Action Corps Weekly
March 16, 2018
In This Issue:
1. Public Comment Sought for Desert Storm Memorial Location
2. The VFW Testifies on VA’s Budget Request
3. Veterans Legislation Roundup
4. Secretary of Veterans Affairs Testifies on VA Budget Request
5. Vietnam Helicopter Memorial Dedication April 18
6. VA Expands GI Bill Reporting Transparency
7. MIA Update
1. Public Comment Sought for Desert Storm Memorial Location: The National Park Service is seeking public comment about where the new VFW-supported National Desert Storm Memorial should be located in Washington, D.C. Of the three proposed locations, the VFW joins with the Desert Storm Memorial Foundation to place it at the end of Constitution Avenue near 23rd Street, NW, which is within eyeshot of the Vietnam Veterans Memorial, the yet-to-be-built Vietnam Veterans Education Center and the Lincoln Memorial. The other two locations being considered are next to the Potomac River or on the other side of the U.S. Department of State —both sites being nowhere near the Vietnam Wall. At a Commission of Fine Arts hearing yesterday, the commissioners voted to locate the new memorial next to the Potomac River, totally ignoring the voices of many veterans and VFW members in the room. America’s Desert Storm leaders honed their teeth in Vietnam, where among many things, they learned how not to fight the next war. The nexus between Vietnam and Desert Storm is perfect, so make your voice heard today here.

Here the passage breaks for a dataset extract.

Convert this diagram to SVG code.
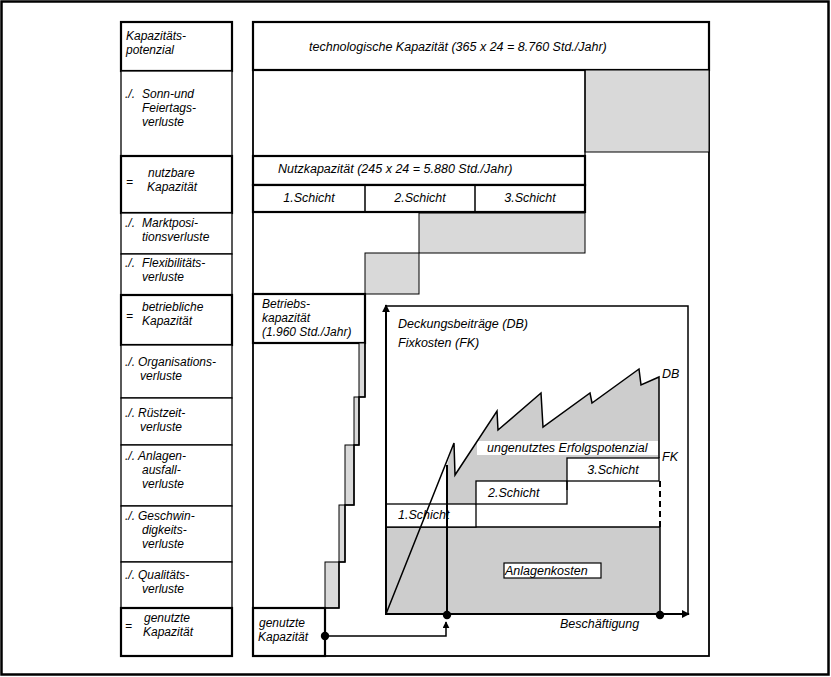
<svg xmlns="http://www.w3.org/2000/svg" width="831" height="677" viewBox="0 0 831 677">
<style>
text{font-family:"Liberation Sans",Arial,sans-serif;font-style:italic;font-size:12px;fill:#000}
.w{font-size:12.5px}
.b{fill:#fff;stroke:#000;stroke-width:1.3}
.t{fill:#fff;stroke:#000;stroke-width:2.2}
.g{fill:#d9d9d9;stroke:#000;stroke-width:1}
.g2{fill:#cdcdcd;stroke:#000;stroke-width:1.5}
.ln{fill:none;stroke:#000;stroke-width:1.5}
.c{text-anchor:middle}
</style>
<defs>
<marker id="ah" viewBox="0 0 10 10" refX="9" refY="5" markerWidth="8" markerHeight="8" markerUnits="userSpaceOnUse" orient="auto">
<path d="M0,0 L10,5 L0,10 Z" fill="#000"/>
</marker>
<marker id="ahs" viewBox="0 0 10 10" refX="9" refY="5" markerWidth="7" markerHeight="7" markerUnits="userSpaceOnUse" orient="auto">
<path d="M0,0 L10,5 L0,10 Z" fill="#000"/>
</marker>
</defs>
<rect x="0" y="0" width="831" height="677" fill="#fff"/>
<rect x="1.5" y="1.5" width="827" height="673" fill="none" stroke="#000" stroke-width="2.5"/>

<!-- left column -->
<g id="l-kapazitaetspotenzial">
<rect class="t" x="121" y="22" width="111" height="49"/>
<text x="126" y="40">Kapazitäts-</text>
<text x="126" y="54">potenzial</text>
</g>
<g id="l-sonn">
<rect class="b" x="121" y="71" width="111" height="85"/>
<text x="125" y="98">./.</text>
<text x="142" y="98">Sonn-und</text>
<text x="142" y="112">Feiertags-</text>
<text x="142" y="126">verluste</text>
</g>
<g id="l-nutzbare">
<rect class="t" x="121" y="156" width="111" height="57"/>
<text x="126" y="186">=</text>
<text x="148" y="177">nutzbare</text>
<text x="147" y="191">Kapazität</text>
</g>
<g id="l-markt">
<rect class="b" x="121" y="213" width="111" height="41"/>
<text x="125" y="227">./.</text>
<text x="142" y="227">Marktposi-</text>
<text x="142" y="241">tionsverluste</text>
</g>
<g id="l-flex">
<rect class="b" x="121" y="254" width="111" height="41"/>
<text x="125" y="267">./.</text>
<text x="142" y="267">Flexibilitäts-</text>
<text x="142" y="281">verluste</text>
</g>
<g id="l-betriebliche">
<rect class="t" x="121" y="295" width="111" height="50"/>
<text x="126" y="320">=</text>
<text x="142" y="311">betriebliche</text>
<text x="142" y="325">Kapazität</text>
</g>
<g id="l-organisation">
<rect class="b" x="121" y="345" width="111" height="53"/>
<text x="125" y="366">./.</text>
<text x="138" y="366">Organisations-</text>
<text x="140" y="380">verluste</text>
</g>
<g id="l-ruestzeit">
<rect class="b" x="121" y="398" width="111" height="47"/>
<text x="125" y="417">./.</text>
<text x="138" y="417">Rüstzeit-</text>
<text x="140" y="431">verluste</text>
</g>
<g id="l-anlagen">
<rect class="b" x="121" y="445" width="111" height="61"/>
<text x="125" y="460">./.</text>
<text x="138" y="460">Anlagen-</text>
<text x="142" y="474">ausfall-</text>
<text x="142" y="488">verluste</text>
</g>
<g id="l-geschwin">
<rect class="b" x="121" y="506" width="111" height="56"/>
<text x="125" y="520">./.</text>
<text x="138" y="520">Geschwin-</text>
<text x="142" y="534">digkeits-</text>
<text x="142" y="548">verluste</text>
</g>
<g id="l-qualitaet">
<rect class="b" x="121" y="562" width="111" height="46"/>
<text x="125" y="579">./.</text>
<text x="138" y="579">Qualitäts-</text>
<text x="142" y="593">verluste</text>
</g>
<g id="l-genutzte">
<rect class="t" x="121" y="608" width="111" height="48"/>
<text x="125" y="630">=</text>
<text x="144" y="622">genutzte</text>
<text x="143" y="636">Kapazität</text>
</g>

<!-- right main box -->
<g id="main">
<rect x="253" y="22" width="456" height="634" fill="#fff" stroke="#000" stroke-width="1.8"/>
</g>
<g id="technologische">
<rect class="t" x="253" y="22" width="456" height="48"/>
<text class="w" x="309" y="51">technologische Kapazität (365 x 24 = 8.760 Std./Jahr)</text>
</g>
<g id="sonn-verlust">
<rect class="g" x="585" y="70" width="124" height="82" stroke="none"/>
<line x1="585" y1="70" x2="585" y2="156" stroke="#000" stroke-width="1.3"/>
</g>
<g id="nutzkapazitaet">
<rect class="t" x="253" y="156" width="332" height="29"/>
<rect class="t" x="253" y="185" width="332" height="27"/>
<line x1="365" y1="185" x2="365" y2="212" stroke="#000" stroke-width="1.5"/>
<line x1="475" y1="185" x2="475" y2="212" stroke="#000" stroke-width="1.5"/>
<text class="w" x="278" y="173">Nutzkapazität (245 x 24 = 5.880 Std./Jahr)</text>
<text class="c w" x="309" y="202">1.Schicht</text>
<text class="c w" x="420" y="202">2.Schicht</text>
<text class="c w" x="530" y="202">3.Schicht</text>
</g>
<g id="markt-verlust">
<rect class="g" x="419" y="213" width="166" height="40"/>
</g>
<g id="flex-verlust">
<rect class="g" x="365" y="253" width="54" height="41"/>
</g>
<g id="betriebskapazitaet">
<rect class="t" x="253" y="294" width="112" height="49"/>
<text x="262" y="308">Betriebs-</text>
<text x="262" y="322">kapazität</text>
<text x="262" y="336">(1.960 Std./Jahr)</text>
</g>
<g id="stufen">
<rect class="g" x="359" y="343" width="6" height="54"/>
<rect class="g" x="354" y="397" width="5" height="48"/>
<rect class="g" x="345" y="445" width="9" height="60"/>
<rect class="g" x="339" y="505" width="6" height="57"/>
<rect class="g" x="325" y="562" width="14" height="46"/>
<path class="ln" d="M365,343 V397 H359 V445 H354 V505 H345 V562 H339 V608 H325"/>
</g>
<g id="genutzte-kapazitaet">
<rect class="t" x="253" y="608" width="72" height="48"/>
<text x="259" y="627">genutzte</text>
<text x="258" y="641">Kapazität</text>
</g>

<!-- chart -->
<g id="chart-frame">
<path class="ln" d="M386,306 H688 V614"/>
</g>
<g id="ungenutzt">
<polygon points="447,465 454,443 455,475 497,411 498,430 541,393 543,427 590,393 592,403 639,369 641,385 659,377 659,458 567,458 567,481 476,481 476,504 447,504" fill="#cdcdcd"/>
<rect x="477" y="441" width="181" height="14" fill="#fff"/>
<text class="w" x="487" y="452">ungenutztes Erfolgspotenzial</text>
</g>
<g id="anlagenkosten">
<rect class="g2" x="386" y="527" width="274" height="87"/>
<rect x="504" y="563" width="97" height="15" fill="#fff" stroke="#000" stroke-width="1.2"/>
<text class="w" x="505" y="575">Anlagenkosten</text>
</g>
<g id="schicht1">
<rect class="b" x="386" y="504" width="90" height="23"/>
<text class="w" x="398" y="519">1.Schicht</text>
</g>
<g id="schicht2">
<rect class="b" x="476" y="481" width="91" height="23"/>
<text class="w" x="488" y="497">2.Schicht</text>
</g>
<g id="schicht3">
<rect class="b" x="567" y="458" width="92" height="23"/>
<text class="c w" x="613" y="474">3.Schicht</text>
</g>
<g id="connectors">
<line x1="567" y1="481" x2="567" y2="490" stroke="#000" stroke-width="1.3"/>
<line x1="660" y1="481" x2="660" y2="527" stroke="#000" stroke-width="2" stroke-dasharray="6,4"/>
<path class="ln" d="M386,614 L454,443 L455,475 L497,411 L498,430 L541,393 L543,427 L590,393 L592,403 L639,369 L641,385 L659,377 L659,458"/>
<line x1="447" y1="465" x2="447" y2="615" stroke="#000" stroke-width="2"/>
<line x1="386" y1="615" x2="386" y2="305" stroke="#000" stroke-width="2" marker-end="url(#ah)"/>
<line x1="386" y1="614" x2="689" y2="614" stroke="#000" stroke-width="2" marker-end="url(#ah)"/>
<path class="ln" d="M325,636 H446 V622" marker-end="url(#ahs)"/>
<circle cx="447" cy="615" r="4.2" fill="#000"/>
<circle cx="660" cy="615" r="4.2" fill="#000"/>
<circle cx="325" cy="636" r="4.2" fill="#000"/>
</g>
<g id="labels">
<text class="w" x="398" y="328">Deckungsbeiträge (DB)</text>
<text class="w" x="398" y="347">Fixkosten (FK)</text>
<text class="w" x="662" y="378">DB</text>
<text class="w" x="662" y="461">FK</text>
<text class="w" x="560" y="628">Beschäftigung</text>
</g>
</svg>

2. The VFW Testifies on VA’s Budget Request: On Thursday morning the VFW testified before the House Veterans’ Affairs Subcommittee on Health regarding VA’s Fiscal Year 2019 Budget Request. The VFW partners with Disabled American Veterans and Paralyzed Veterans of America to produce the Independent Budget, which provides Congress a stakeholder’s perspective on the resources VA needs to ensure it provides veterans and their families with the benefits and service they have earned. VFW’s National Legislative Service Associate Director Patrick Murray urged the subcommittee to prioritize VA’s capital infrastructure needs to effectively close future gaps in construction. Later that same day the House Veterans’ Affairs Subcommittees on Disability Assistance and Memorial Affairs (DAMA) and Economic Opportunity (EO) also held a joint committee hearing on VA’s Fiscal Year 2019 Budget Request. The two subcommittees discussed the various programs offered through the Veterans Benefits Administration. Chairman Jody Arrington discussed the importance of the Vocational Rehabilitation and Employment (VR&E) program and expressed concerns that VR&E staffing levels have remained flat over the past six years while usage of the program has gone up 12 to 16 percent over that same time. Watch the Health Subcommittee hearing here. Watch the joint DAMA and EO Subcommittee hearing here. Read the Independent Budget recommendations.
3. Veterans Legislation Roundup: This week, the House passed two VFW-supported bills –– H.R. 506, the Preventing Crimes Against Veterans Act of 2017 and S. 324, the State Veterans Home Adult Day Health Care Improvement Act of 2017. The Preventing Crimes Against Veterans Act of 2017 would close an existing loophole which allows individuals and businesses to target veterans seeking to file disability compensation, pension, and aid and attendance claims, and charge them exorbitant fees for little to no actual assistance. H.R. 506 now moves to the Senate, where the VFW hopes it will receive swift consideration and passage. The State Veterans Home Adult Day Health Care Improvement Act of 2017 would require VA to enter into agreements with state veterans homes to provide adult day care options for veterans. S. 324 now moves to the White House for the president’s signature. Also this week, the president signed into law two pieces of legislation that were passed by Congress earlier this month –– H.R.3122, the Veterans Care Financial Protection Act of 2017 and H.R.1725, the Quicker Veterans Benefits Delivery Act of 2017.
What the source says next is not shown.